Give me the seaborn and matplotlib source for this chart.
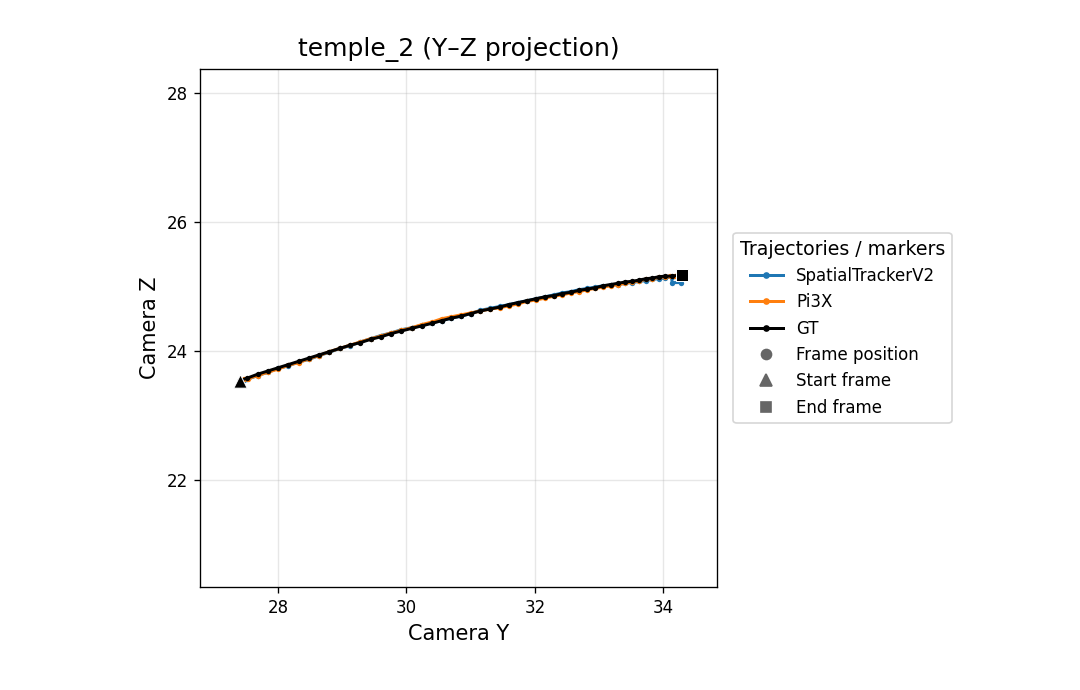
import numpy as np
import pandas as pd
import seaborn as sns
import matplotlib.pyplot as plt
from matplotlib.lines import Line2D

# ---------------- data ----------------
gt_y = [27.40, 27.52, 27.68, 27.84, 28.00, 28.16, 28.32, 28.48, 28.64, 28.80,
        28.96, 29.12, 29.28, 29.44, 29.60, 29.76, 29.92, 30.08, 30.24, 30.40,
        30.55, 30.70, 30.85, 31.00, 31.15, 31.30, 31.45, 31.60, 31.74, 31.88,
        32.02, 32.16, 32.30, 32.43, 32.56, 32.69, 32.82, 32.94, 33.06, 33.18,
        33.30, 33.41, 33.52, 33.63, 33.73, 33.83, 33.93, 34.03, 34.13, 34.29]
gt_z = [23.54, 23.58, 23.64, 23.69, 23.74, 23.79, 23.84, 23.89, 23.94, 23.99,
        24.04, 24.09, 24.13, 24.18, 24.22, 24.27, 24.31, 24.35, 24.39, 24.43,
        24.47, 24.51, 24.54, 24.58, 24.62, 24.65, 24.68, 24.72, 24.75, 24.78,
        24.81, 24.84, 24.86, 24.89, 24.91, 24.94, 24.96, 24.98, 25.01, 25.03,
        25.05, 25.07, 25.08, 25.10, 25.12, 25.13, 25.15, 25.16, 25.16, 25.18]

pi3x_y = [27.47, 27.53, 27.68, 27.84, 28.00, 28.16, 28.32, 28.48, 28.64, 28.80,
          28.96, 29.12, 29.28, 29.44, 29.60, 29.76, 29.92, 30.08, 30.24, 30.40,
          30.55, 30.70, 30.85, 31.00, 31.15, 31.30, 31.45, 31.60, 31.74, 31.88,
          32.02, 32.16, 32.30, 32.43, 32.56, 32.69, 32.82, 32.94, 33.06, 33.18,
          33.30, 33.41, 33.52, 33.63, 33.73, 33.83, 33.93, 34.03, 34.11, 34.18]
pi3x_z = [23.56, 23.57, 23.62, 23.67, 23.72, 23.78, 23.82, 23.88, 23.93, 23.99,
          24.04, 24.09, 24.14, 24.19, 24.23, 24.28, 24.32, 24.36, 24.41, 24.45,
          24.50, 24.53, 24.56, 24.59, 24.62, 24.65, 24.67, 24.70, 24.73, 24.77,
          24.79, 24.82, 24.85, 24.87, 24.90, 24.92, 24.95, 24.97, 24.99, 25.01,
          25.03, 25.05, 25.07, 25.09, 25.11, 25.12, 25.14, 25.15, 25.16, 25.17]

stv2_y = [27.47, 27.52, 27.68, 27.84, 28.00, 28.16, 28.32, 28.48, 28.64, 28.80,
          28.96, 29.12, 29.28, 29.44, 29.60, 29.76, 29.92, 30.08, 30.24, 30.40,
          30.55, 30.70, 30.85, 31.00, 31.15, 31.30, 31.45, 31.60, 31.74, 31.88,
          32.02, 32.16, 32.30, 32.43, 32.56, 32.69, 32.82, 32.94, 33.06, 33.18,
          33.30, 33.41, 33.52, 33.63, 33.73, 33.83, 33.93, 34.03, 34.13, 34.14,
          34.27]
stv2_z = [23.55, 23.56, 23.62, 23.67, 23.73, 23.77, 23.83, 23.87, 23.93, 23.98,
          24.04, 24.08, 24.14, 24.19, 24.24, 24.28, 24.33, 24.36, 24.40, 24.44,
          24.47, 24.51, 24.54, 24.58, 24.63, 24.66, 24.69, 24.72, 24.75, 24.78,
          24.81, 24.84, 24.87, 24.90, 24.92, 24.95, 24.97, 24.99, 25.01, 25.02,
          25.03, 25.05, 25.06, 25.08, 25.09, 25.11, 25.12, 25.13, 25.15, 25.06,
          25.06]

methods = ["SpatialTrackerV2", "Pi3X", "GT"]
colors = {"SpatialTrackerV2": "#1f77b4", "Pi3X": "#ff7f0e", "GT": "black"}
x_ticks = [28, 30, 32, 34]
y_ticks = [22, 24, 26, 28]

# ---------------- plot ----------------
fig = plt.figure(figsize=(9.0, 5.75), dpi=120)
ax = fig.add_axes([0.185, 0.149, 0.479, 0.751])

series = {
    "SpatialTrackerV2": (stv2_y, stv2_z),
    "Pi3X": (pi3x_y, pi3x_z),
    "GT": (gt_y, gt_z),
}
for i, m in enumerate(methods):
    ys, zs = series[m]
    df = pd.DataFrame({"Y": ys, "Z": zs})
    sns.lineplot(data=df, x="Y", y="Z", sort=False, estimator=None,
                 color=colors[m], linewidth=1.8, marker="o", markersize=3.2,
                 markeredgewidth=0, ax=ax, legend=False, zorder=2 + i)

# start / end markers (GT)
start_df = pd.DataFrame({"Y": [gt_y[0]], "Z": [gt_z[0]]})
end_df = pd.DataFrame({"Y": [gt_y[-1]], "Z": [gt_z[-1]]})
sns.scatterplot(data=start_df, x="Y", y="Z", marker="^", s=64, color="black",
                edgecolor="white", linewidth=0.6, ax=ax, zorder=6, legend=False)
sns.scatterplot(data=end_df, x="Y", y="Z", marker="s", s=56, color="black",
                edgecolor="white", linewidth=0.6, ax=ax, zorder=6, legend=False)

ax.set_xlim(26.78, 34.84)
ax.set_ylim(20.34, 28.37)
ax.set_xticks(x_ticks)
ax.set_yticks(y_ticks)
ax.grid(True, alpha=0.3)
ax.set_axisbelow(True)
ax.tick_params(labelsize=10)
ax.set_xlabel("Camera Y", fontsize=12.5)
ax.set_ylabel("Camera Z", fontsize=12.5)
ax.set_title("temple_2 (Y\u2013Z projection)", fontsize=15, pad=8)

handles = [
    Line2D([], [], color=colors["SpatialTrackerV2"], lw=1.8, marker="o", ms=3),
    Line2D([], [], color=colors["Pi3X"], lw=1.8, marker="o", ms=3),
    Line2D([], [], color=colors["GT"], lw=1.8, marker="o", ms=3),
    Line2D([], [], ls="none", color="#666666", marker="o", ms=6),
    Line2D([], [], ls="none", color="#666666", marker="^", ms=7),
    Line2D([], [], ls="none", color="#666666", marker="s", ms=6.5),
]
labels = ["SpatialTrackerV2", "Pi3X", "GT", "Frame position", "Start frame", "End frame"]
ax.legend(handles, labels, title="Trajectories / markers", loc="center left",
          bbox_to_anchor=(1.015, 0.5), fontsize=10, title_fontsize=11.3)

fig.savefig("out.png", dpi=120)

• • • • • • •

EXERCISE REQUIREMENTS -> From the first line above to the line containing "25.16, 25.16, 25.18]", repeat each line exactly. Pictures stay out.

SOLUTION TO THE PROBLEM ->
Give me the seaborn and matplotlib source for this chart.
import numpy as np
import pandas as pd
import seaborn as sns
import matplotlib.pyplot as plt
from matplotlib.lines import Line2D

# ---------------- data ----------------
gt_y = [27.40, 27.52, 27.68, 27.84, 28.00, 28.16, 28.32, 28.48, 28.64, 28.80,
        28.96, 29.12, 29.28, 29.44, 29.60, 29.76, 29.92, 30.08, 30.24, 30.40,
        30.55, 30.70, 30.85, 31.00, 31.15, 31.30, 31.45, 31.60, 31.74, 31.88,
        32.02, 32.16, 32.30, 32.43, 32.56, 32.69, 32.82, 32.94, 33.06, 33.18,
        33.30, 33.41, 33.52, 33.63, 33.73, 33.83, 33.93, 34.03, 34.13, 34.29]
gt_z = [23.54, 23.58, 23.64, 23.69, 23.74, 23.79, 23.84, 23.89, 23.94, 23.99,
        24.04, 24.09, 24.13, 24.18, 24.22, 24.27, 24.31, 24.35, 24.39, 24.43,
        24.47, 24.51, 24.54, 24.58, 24.62, 24.65, 24.68, 24.72, 24.75, 24.78,
        24.81, 24.84, 24.86, 24.89, 24.91, 24.94, 24.96, 24.98, 25.01, 25.03,
        25.05, 25.07, 25.08, 25.10, 25.12, 25.13, 25.15, 25.16, 25.16, 25.18]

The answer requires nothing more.